Silhouette svelte, impeccable crinière blanche et yeux rieurs, Marcel Amont portait la joie de vivre en étendard, toujours avec élégance. Vedette dans les années 60 et 70 avec des chansons légères (Tout doux, tout doucement, Bleu blanc blond, Dans le cœur de ma blonde…), il revêtait sans complexes le costume d’amuseur public. "Je ne suis qu’un fantaisiste, mais j’en suis fier ! D’une nature gaie et souriante, je pense que distraire et dérider les gens est ma vocation première", expliquait-il sur les ondes de France Bleu.
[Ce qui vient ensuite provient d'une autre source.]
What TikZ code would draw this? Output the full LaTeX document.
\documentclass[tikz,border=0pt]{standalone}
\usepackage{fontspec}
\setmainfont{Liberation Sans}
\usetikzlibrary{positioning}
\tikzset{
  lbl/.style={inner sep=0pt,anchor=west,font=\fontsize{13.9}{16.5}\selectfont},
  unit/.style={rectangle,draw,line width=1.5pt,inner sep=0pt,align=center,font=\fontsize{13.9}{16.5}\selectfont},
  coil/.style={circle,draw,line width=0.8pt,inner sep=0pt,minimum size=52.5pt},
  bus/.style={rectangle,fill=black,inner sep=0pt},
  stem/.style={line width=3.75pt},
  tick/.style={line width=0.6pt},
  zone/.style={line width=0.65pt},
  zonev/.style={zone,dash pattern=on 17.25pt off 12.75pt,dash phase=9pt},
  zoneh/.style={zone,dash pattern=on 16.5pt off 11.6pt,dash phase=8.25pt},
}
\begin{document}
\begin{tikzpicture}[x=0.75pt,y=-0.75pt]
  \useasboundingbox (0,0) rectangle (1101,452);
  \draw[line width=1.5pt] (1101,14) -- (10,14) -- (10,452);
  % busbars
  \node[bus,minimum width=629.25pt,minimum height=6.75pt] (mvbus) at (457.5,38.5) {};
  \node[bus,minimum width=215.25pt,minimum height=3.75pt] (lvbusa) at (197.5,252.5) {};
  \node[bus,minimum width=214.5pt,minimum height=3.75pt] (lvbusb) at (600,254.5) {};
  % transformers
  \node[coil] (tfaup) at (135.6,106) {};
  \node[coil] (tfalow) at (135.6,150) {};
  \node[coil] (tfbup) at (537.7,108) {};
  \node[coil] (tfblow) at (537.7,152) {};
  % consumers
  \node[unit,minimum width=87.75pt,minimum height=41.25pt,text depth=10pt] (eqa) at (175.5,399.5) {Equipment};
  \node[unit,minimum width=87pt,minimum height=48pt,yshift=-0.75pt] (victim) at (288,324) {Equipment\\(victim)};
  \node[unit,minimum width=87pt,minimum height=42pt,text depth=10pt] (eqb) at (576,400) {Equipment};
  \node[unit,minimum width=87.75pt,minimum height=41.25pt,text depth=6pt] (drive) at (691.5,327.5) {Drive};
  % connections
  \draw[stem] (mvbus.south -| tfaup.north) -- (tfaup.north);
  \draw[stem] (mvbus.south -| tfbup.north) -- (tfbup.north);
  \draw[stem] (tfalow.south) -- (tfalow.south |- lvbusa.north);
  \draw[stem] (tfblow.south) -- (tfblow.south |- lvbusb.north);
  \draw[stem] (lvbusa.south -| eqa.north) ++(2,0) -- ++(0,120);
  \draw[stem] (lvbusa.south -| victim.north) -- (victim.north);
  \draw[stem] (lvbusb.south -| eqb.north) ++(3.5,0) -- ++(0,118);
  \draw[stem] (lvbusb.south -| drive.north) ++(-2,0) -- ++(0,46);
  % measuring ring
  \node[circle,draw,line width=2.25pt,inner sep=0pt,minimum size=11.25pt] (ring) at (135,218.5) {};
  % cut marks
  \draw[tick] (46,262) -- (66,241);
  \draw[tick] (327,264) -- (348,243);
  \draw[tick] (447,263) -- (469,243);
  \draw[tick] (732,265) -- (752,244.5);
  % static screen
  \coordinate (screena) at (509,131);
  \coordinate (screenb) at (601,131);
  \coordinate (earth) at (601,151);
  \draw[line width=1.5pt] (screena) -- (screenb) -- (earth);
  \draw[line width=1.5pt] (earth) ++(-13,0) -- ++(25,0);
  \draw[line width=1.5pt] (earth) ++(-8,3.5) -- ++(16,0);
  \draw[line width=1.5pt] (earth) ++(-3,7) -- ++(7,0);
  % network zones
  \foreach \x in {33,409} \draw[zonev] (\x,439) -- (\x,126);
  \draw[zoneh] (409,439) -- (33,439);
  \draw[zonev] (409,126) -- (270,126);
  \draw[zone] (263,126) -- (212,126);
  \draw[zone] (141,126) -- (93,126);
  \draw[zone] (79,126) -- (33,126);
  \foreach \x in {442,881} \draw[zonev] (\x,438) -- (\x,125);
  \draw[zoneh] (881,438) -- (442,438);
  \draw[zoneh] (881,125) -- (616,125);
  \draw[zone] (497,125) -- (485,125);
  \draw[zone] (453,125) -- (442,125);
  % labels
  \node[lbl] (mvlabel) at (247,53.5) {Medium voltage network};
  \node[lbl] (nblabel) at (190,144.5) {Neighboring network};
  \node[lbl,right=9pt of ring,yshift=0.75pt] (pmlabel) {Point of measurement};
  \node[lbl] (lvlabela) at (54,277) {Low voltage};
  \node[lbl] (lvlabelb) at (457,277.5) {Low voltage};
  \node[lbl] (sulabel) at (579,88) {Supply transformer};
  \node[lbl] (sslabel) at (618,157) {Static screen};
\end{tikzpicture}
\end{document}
Né à Bordeaux le 1er avril 1929, le Béarnais d’origine – Marcel Miramon pour l’état civil – était "monté à la capitale" au début des années 1950. Après quelques années de galère à se produire dans les cabarets, il s’était fait remarquer à l’Olympia en 1956, en première partie d’Édith Piaf. Cette année-là, l’Académie Charles-Cros lui décernait le Grand Prix du Disque, aux côtés de Serge Gainsbourg et de Juliette Gréco.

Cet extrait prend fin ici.